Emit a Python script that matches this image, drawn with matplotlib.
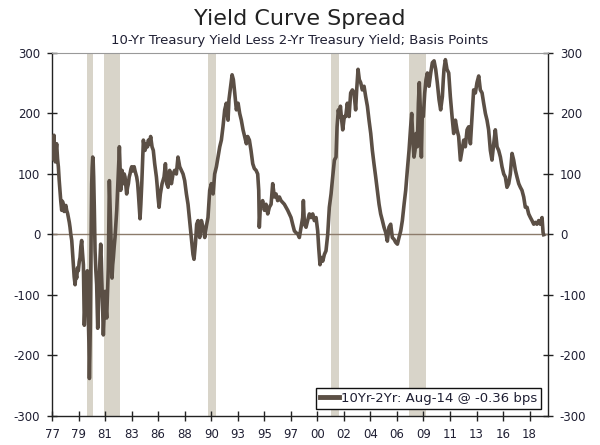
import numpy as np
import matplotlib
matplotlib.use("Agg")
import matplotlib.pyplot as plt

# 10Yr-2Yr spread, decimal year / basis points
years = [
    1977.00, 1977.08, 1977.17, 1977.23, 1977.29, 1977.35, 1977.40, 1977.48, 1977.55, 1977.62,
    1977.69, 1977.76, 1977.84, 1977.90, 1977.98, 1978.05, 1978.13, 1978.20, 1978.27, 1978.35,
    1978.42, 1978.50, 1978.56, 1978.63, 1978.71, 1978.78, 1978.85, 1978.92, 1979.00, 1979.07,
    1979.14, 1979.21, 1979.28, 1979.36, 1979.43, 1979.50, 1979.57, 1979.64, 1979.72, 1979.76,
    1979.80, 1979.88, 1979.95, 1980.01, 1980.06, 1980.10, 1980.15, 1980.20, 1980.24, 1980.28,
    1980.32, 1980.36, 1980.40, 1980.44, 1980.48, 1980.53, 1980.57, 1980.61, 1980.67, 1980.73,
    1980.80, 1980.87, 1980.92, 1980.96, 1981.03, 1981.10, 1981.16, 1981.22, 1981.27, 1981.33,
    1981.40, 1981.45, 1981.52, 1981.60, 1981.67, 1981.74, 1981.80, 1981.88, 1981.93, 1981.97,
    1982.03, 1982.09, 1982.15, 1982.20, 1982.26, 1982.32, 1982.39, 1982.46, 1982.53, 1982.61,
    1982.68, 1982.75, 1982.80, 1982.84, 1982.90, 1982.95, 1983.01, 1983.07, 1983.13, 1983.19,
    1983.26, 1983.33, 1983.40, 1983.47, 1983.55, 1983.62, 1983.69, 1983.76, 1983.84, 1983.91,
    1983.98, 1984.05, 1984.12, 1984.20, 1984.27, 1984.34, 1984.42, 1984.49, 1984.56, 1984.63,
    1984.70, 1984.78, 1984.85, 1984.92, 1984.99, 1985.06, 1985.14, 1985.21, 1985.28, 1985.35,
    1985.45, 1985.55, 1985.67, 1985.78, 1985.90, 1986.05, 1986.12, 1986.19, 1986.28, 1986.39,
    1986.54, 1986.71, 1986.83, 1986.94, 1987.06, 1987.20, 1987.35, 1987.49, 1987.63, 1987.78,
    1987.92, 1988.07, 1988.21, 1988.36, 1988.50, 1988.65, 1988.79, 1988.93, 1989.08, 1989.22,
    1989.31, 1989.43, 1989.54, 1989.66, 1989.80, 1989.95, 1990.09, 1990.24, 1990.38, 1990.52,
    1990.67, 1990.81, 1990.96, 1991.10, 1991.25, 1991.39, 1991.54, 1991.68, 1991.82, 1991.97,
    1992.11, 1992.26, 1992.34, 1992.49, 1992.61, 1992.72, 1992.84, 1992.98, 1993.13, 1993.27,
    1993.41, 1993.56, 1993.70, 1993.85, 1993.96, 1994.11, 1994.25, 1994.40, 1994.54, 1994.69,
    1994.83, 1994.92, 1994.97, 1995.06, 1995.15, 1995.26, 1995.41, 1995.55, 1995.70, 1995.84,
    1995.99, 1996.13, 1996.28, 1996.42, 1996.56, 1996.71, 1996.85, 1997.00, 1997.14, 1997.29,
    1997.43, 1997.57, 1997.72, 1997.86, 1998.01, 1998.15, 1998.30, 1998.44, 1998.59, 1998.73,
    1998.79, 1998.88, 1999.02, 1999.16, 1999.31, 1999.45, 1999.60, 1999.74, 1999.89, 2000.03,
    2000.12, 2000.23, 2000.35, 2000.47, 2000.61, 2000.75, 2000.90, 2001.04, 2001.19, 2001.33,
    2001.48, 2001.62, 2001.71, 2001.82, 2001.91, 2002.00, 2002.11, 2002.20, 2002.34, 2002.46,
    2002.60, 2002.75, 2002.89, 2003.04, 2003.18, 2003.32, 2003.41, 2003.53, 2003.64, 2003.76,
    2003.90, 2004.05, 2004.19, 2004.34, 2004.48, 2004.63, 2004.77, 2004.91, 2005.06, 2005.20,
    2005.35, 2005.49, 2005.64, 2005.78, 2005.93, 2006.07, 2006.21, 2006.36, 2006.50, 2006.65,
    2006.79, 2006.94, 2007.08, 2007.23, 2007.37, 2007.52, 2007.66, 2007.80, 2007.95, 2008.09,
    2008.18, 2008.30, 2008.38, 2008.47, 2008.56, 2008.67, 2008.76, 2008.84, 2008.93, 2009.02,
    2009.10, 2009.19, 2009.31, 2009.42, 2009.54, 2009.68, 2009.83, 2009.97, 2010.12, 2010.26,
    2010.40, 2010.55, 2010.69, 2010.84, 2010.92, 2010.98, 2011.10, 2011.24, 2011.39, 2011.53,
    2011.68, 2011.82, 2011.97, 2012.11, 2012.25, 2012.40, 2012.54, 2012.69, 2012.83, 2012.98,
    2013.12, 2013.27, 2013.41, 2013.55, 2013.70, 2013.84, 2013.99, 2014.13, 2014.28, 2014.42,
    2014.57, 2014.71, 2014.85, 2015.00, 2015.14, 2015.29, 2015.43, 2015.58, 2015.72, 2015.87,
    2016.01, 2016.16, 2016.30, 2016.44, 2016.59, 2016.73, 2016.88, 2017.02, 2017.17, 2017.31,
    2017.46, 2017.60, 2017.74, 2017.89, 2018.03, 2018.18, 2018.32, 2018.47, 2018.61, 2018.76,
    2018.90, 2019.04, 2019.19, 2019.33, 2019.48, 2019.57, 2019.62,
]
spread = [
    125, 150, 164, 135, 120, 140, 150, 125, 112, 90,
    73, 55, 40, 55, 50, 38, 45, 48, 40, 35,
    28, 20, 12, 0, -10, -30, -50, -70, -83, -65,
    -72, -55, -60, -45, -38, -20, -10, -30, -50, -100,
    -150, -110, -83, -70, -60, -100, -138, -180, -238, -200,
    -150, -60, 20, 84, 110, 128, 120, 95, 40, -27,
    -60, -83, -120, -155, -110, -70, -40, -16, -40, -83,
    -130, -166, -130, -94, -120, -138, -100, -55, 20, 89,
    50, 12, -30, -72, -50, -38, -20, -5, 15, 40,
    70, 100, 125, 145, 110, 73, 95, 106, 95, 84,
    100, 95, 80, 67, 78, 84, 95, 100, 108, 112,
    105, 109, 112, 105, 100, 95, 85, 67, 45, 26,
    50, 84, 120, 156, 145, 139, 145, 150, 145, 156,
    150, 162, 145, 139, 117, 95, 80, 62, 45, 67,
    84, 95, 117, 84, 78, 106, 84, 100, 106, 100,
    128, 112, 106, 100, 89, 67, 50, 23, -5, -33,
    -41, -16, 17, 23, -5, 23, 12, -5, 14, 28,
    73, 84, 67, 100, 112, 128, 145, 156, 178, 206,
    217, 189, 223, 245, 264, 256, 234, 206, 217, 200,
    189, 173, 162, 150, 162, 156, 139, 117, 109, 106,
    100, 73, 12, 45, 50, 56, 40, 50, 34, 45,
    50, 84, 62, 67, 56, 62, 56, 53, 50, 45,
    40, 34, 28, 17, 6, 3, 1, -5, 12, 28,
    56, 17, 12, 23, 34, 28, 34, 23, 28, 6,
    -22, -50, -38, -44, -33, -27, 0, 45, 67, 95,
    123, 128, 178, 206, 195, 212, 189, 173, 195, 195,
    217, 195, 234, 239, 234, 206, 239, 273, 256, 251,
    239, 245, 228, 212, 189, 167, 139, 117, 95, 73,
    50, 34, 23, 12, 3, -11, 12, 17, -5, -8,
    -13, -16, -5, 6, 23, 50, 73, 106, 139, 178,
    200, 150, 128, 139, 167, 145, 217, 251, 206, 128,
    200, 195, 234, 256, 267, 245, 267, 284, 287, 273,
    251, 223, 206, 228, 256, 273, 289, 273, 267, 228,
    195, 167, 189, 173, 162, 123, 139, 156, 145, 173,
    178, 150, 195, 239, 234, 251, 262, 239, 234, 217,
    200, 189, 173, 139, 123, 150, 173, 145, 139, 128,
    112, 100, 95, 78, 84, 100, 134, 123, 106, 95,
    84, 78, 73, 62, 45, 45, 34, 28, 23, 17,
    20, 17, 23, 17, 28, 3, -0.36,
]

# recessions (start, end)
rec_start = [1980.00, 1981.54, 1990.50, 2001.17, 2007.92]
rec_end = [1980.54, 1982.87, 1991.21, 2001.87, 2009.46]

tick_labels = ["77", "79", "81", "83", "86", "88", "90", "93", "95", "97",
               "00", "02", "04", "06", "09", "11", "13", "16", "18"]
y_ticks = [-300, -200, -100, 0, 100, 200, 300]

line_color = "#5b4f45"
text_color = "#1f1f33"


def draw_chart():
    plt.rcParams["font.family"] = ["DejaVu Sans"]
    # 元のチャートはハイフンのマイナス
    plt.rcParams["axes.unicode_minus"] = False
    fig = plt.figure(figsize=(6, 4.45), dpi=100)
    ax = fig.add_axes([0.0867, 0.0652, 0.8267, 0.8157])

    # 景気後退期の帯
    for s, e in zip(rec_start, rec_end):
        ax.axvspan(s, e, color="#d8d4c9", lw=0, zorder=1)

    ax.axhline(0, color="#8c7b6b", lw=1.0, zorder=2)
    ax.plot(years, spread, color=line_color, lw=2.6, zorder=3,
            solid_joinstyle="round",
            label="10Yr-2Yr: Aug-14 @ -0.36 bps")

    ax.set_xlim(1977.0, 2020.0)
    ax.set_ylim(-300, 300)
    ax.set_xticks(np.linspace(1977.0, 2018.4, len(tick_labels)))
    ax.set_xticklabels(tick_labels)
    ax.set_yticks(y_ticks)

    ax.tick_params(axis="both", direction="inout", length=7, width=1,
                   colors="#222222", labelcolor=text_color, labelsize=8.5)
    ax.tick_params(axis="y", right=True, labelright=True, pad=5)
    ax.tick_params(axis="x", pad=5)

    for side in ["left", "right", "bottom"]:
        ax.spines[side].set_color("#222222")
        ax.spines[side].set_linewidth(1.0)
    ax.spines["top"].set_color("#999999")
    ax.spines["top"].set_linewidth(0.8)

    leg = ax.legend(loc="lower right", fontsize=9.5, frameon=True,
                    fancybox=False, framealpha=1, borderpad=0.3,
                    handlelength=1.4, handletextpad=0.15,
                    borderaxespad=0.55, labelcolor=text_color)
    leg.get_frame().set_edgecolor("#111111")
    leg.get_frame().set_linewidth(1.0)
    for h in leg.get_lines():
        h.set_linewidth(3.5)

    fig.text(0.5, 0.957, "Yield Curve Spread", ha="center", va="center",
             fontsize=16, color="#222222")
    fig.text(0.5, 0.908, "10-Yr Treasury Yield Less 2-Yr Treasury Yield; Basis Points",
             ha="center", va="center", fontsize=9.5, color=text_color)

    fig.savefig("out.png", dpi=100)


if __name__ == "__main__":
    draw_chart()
● ● ● ●
# Written exercise:
Exactly as written, please give again the lines from the beginning of the listing through the line containing "import matplotlib.pyplot as plt", inclusive, without any pictures.

# Final answer:
Emit a Python script that matches this image, drawn with matplotlib.
import numpy as np
import matplotlib
matplotlib.use("Agg")
import matplotlib.pyplot as plt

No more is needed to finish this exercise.